Copy all lines below containing "that".

▶ [MATERIAL PROVIDED]

▽

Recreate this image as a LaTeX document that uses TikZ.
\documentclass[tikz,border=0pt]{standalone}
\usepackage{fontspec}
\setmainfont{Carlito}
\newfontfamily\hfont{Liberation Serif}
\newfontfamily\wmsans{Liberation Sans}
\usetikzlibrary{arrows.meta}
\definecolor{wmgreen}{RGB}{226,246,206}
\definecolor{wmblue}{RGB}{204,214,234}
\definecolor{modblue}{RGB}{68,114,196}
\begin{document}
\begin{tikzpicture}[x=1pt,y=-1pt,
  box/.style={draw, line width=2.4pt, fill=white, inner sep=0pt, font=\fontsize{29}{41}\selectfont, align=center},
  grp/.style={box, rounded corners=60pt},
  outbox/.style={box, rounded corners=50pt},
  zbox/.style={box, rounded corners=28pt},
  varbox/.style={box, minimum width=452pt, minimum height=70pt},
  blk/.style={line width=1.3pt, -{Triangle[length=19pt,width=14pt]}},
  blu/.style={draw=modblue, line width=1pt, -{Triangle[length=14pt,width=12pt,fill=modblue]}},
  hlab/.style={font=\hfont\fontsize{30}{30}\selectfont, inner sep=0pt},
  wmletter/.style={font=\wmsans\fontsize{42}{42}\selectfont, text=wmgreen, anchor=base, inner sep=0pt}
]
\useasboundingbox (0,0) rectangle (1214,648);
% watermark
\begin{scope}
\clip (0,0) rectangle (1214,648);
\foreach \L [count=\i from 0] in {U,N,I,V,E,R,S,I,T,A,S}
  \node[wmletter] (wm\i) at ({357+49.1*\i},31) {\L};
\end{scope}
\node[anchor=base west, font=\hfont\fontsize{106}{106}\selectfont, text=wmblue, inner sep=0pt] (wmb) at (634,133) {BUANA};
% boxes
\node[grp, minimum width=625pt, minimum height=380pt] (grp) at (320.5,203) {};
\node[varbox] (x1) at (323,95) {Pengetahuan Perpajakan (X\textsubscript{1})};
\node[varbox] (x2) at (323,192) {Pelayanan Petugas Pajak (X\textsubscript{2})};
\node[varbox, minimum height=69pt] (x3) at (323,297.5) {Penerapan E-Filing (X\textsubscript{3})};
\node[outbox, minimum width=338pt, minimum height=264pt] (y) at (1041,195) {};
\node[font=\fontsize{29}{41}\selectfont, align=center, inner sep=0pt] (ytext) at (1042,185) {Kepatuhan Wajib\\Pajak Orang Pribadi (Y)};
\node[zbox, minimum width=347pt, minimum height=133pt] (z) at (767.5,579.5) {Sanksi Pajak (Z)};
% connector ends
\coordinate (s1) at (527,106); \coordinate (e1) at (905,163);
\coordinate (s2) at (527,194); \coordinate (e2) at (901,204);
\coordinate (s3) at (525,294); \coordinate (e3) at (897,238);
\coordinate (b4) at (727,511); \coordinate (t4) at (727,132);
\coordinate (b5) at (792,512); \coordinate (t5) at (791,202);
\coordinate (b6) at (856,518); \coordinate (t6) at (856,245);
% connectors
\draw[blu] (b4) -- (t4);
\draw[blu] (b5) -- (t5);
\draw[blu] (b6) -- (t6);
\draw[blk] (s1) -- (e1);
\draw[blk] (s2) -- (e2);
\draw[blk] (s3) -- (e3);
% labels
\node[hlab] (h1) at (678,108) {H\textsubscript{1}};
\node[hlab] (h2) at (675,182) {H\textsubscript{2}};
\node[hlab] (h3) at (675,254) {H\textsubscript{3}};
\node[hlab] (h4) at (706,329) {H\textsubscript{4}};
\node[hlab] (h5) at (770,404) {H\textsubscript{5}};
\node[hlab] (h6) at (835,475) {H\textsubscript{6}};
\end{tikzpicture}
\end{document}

△
▽

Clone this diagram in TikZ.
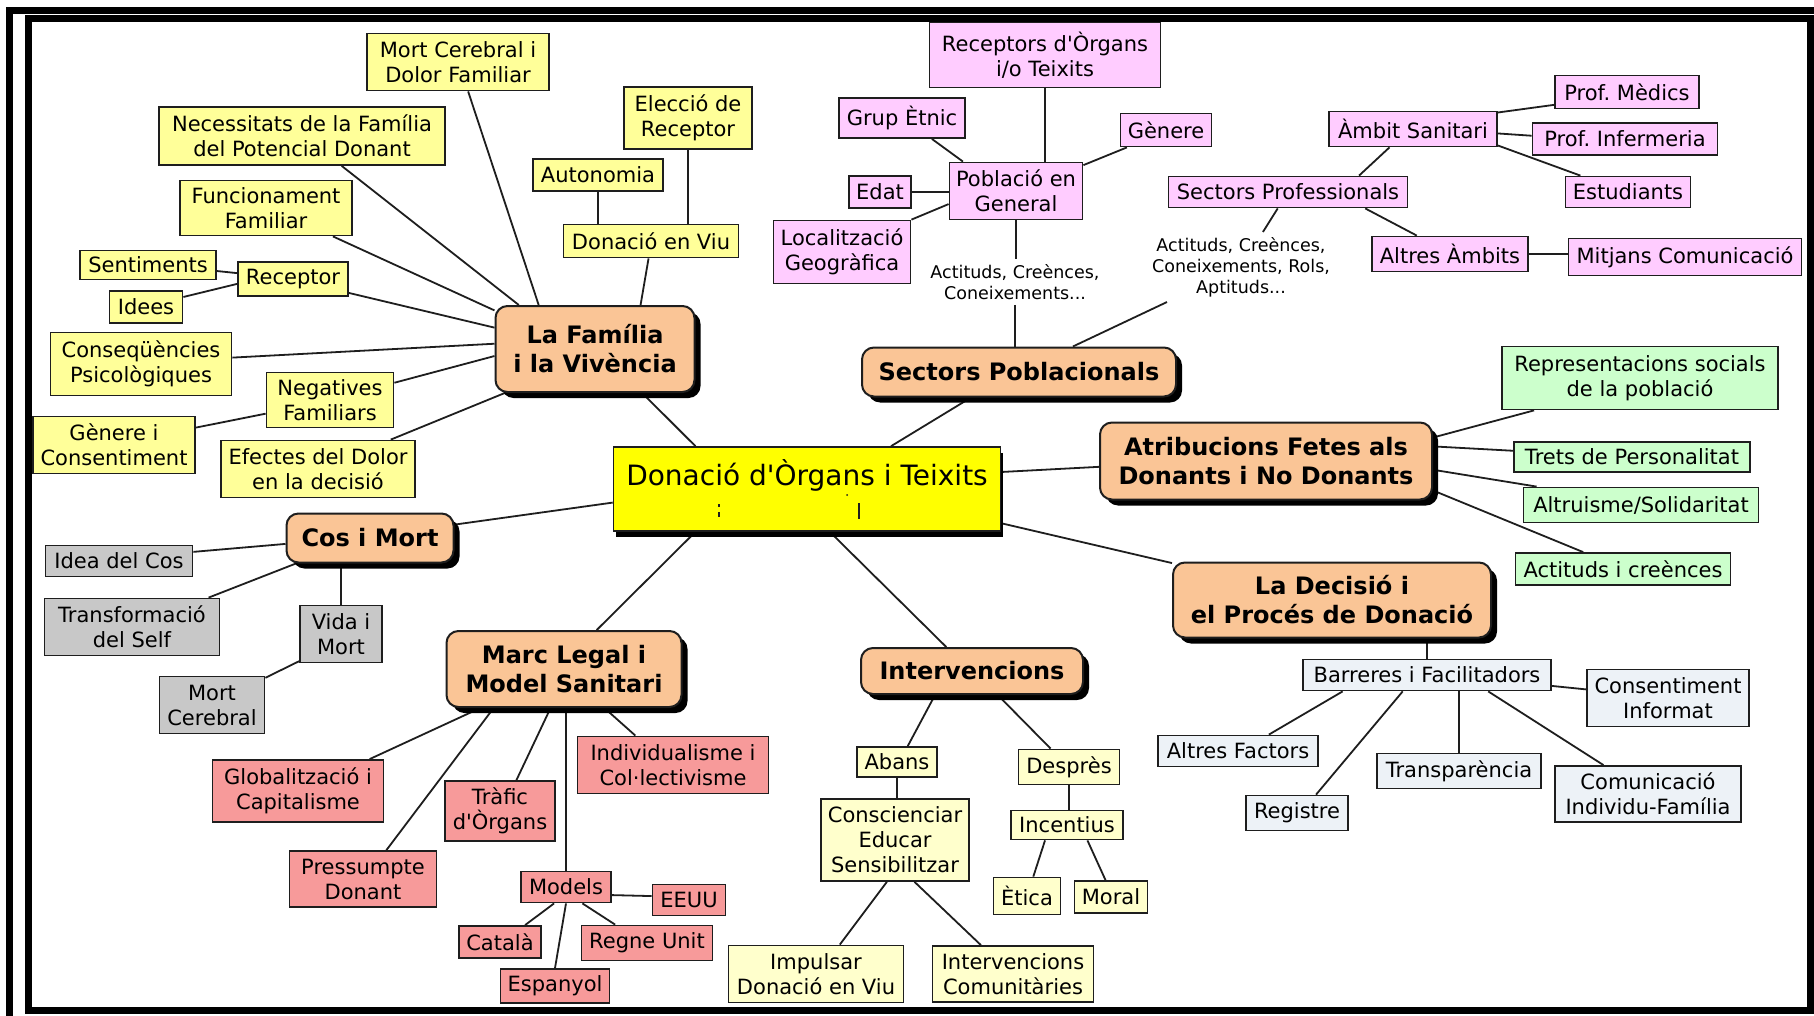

△
▽

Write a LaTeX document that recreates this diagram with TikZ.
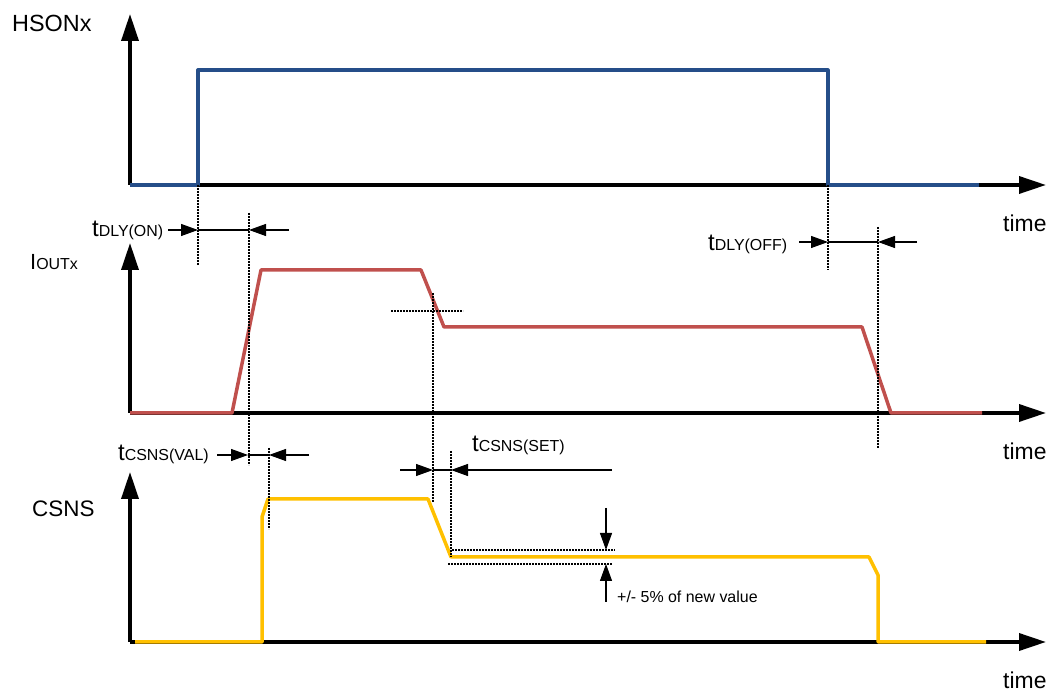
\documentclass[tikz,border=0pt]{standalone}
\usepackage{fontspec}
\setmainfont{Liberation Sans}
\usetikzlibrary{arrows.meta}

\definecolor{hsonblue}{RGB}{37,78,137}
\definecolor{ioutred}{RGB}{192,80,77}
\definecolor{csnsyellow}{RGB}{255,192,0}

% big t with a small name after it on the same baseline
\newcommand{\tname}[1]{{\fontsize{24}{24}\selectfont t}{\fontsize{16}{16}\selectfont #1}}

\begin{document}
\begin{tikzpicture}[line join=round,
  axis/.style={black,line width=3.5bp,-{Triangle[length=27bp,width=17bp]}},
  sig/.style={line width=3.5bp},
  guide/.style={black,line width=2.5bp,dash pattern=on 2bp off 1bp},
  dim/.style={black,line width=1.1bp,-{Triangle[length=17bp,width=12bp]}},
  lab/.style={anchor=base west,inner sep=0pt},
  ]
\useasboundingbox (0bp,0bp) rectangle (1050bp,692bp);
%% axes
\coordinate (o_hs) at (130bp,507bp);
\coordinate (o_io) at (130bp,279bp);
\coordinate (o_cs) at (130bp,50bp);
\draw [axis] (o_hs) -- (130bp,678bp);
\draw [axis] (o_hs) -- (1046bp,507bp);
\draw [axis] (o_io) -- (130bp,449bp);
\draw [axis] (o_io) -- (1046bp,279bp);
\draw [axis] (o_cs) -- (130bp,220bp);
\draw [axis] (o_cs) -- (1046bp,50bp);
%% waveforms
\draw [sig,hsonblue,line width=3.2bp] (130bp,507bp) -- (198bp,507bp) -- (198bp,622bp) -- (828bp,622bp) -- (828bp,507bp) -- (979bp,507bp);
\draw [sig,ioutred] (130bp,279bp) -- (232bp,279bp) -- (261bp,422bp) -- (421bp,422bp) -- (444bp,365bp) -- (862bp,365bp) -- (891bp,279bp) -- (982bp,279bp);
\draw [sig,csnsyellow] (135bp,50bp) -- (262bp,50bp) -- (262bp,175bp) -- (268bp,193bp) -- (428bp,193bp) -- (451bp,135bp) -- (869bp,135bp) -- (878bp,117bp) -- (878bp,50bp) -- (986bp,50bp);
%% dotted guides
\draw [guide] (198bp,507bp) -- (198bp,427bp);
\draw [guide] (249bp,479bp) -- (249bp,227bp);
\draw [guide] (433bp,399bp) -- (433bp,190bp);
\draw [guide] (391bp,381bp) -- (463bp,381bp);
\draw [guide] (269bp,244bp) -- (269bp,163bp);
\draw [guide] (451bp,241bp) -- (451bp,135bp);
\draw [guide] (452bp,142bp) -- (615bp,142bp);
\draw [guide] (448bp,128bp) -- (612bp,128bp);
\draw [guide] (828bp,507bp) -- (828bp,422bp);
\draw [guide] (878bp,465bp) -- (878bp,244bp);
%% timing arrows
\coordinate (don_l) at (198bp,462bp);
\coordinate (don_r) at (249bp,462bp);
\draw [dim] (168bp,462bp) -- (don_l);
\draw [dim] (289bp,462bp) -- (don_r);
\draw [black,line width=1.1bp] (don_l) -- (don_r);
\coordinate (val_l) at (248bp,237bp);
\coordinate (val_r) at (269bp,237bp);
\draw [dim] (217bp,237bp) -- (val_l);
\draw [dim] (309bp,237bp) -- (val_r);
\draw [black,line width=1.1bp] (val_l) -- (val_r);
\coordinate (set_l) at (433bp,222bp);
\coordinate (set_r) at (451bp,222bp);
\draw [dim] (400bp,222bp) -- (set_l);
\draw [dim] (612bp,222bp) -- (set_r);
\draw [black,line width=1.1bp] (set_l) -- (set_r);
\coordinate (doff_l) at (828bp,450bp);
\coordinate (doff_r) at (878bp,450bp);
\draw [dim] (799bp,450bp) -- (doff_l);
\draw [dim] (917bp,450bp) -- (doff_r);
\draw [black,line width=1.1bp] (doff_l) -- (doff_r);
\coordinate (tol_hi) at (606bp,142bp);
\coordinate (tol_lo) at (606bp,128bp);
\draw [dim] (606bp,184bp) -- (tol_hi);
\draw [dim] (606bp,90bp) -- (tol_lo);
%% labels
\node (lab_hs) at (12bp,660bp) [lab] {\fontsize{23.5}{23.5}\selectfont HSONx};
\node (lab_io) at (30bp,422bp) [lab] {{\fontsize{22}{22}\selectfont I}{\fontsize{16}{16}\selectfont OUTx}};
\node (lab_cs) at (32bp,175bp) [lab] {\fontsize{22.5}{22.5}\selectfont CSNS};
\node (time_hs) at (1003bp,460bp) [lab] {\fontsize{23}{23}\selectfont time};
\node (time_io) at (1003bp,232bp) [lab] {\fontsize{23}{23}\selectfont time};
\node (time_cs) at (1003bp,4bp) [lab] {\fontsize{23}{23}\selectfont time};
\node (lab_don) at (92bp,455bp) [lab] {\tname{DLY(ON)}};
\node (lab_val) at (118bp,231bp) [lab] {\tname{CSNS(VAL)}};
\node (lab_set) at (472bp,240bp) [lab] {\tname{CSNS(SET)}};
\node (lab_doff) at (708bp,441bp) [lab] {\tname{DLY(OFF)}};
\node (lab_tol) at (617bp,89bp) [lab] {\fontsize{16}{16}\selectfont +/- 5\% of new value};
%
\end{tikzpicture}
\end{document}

△

▶ [FULL RESPONSE]
Recreate this image as a LaTeX document that uses TikZ.
Write a LaTeX document that recreates this diagram with TikZ.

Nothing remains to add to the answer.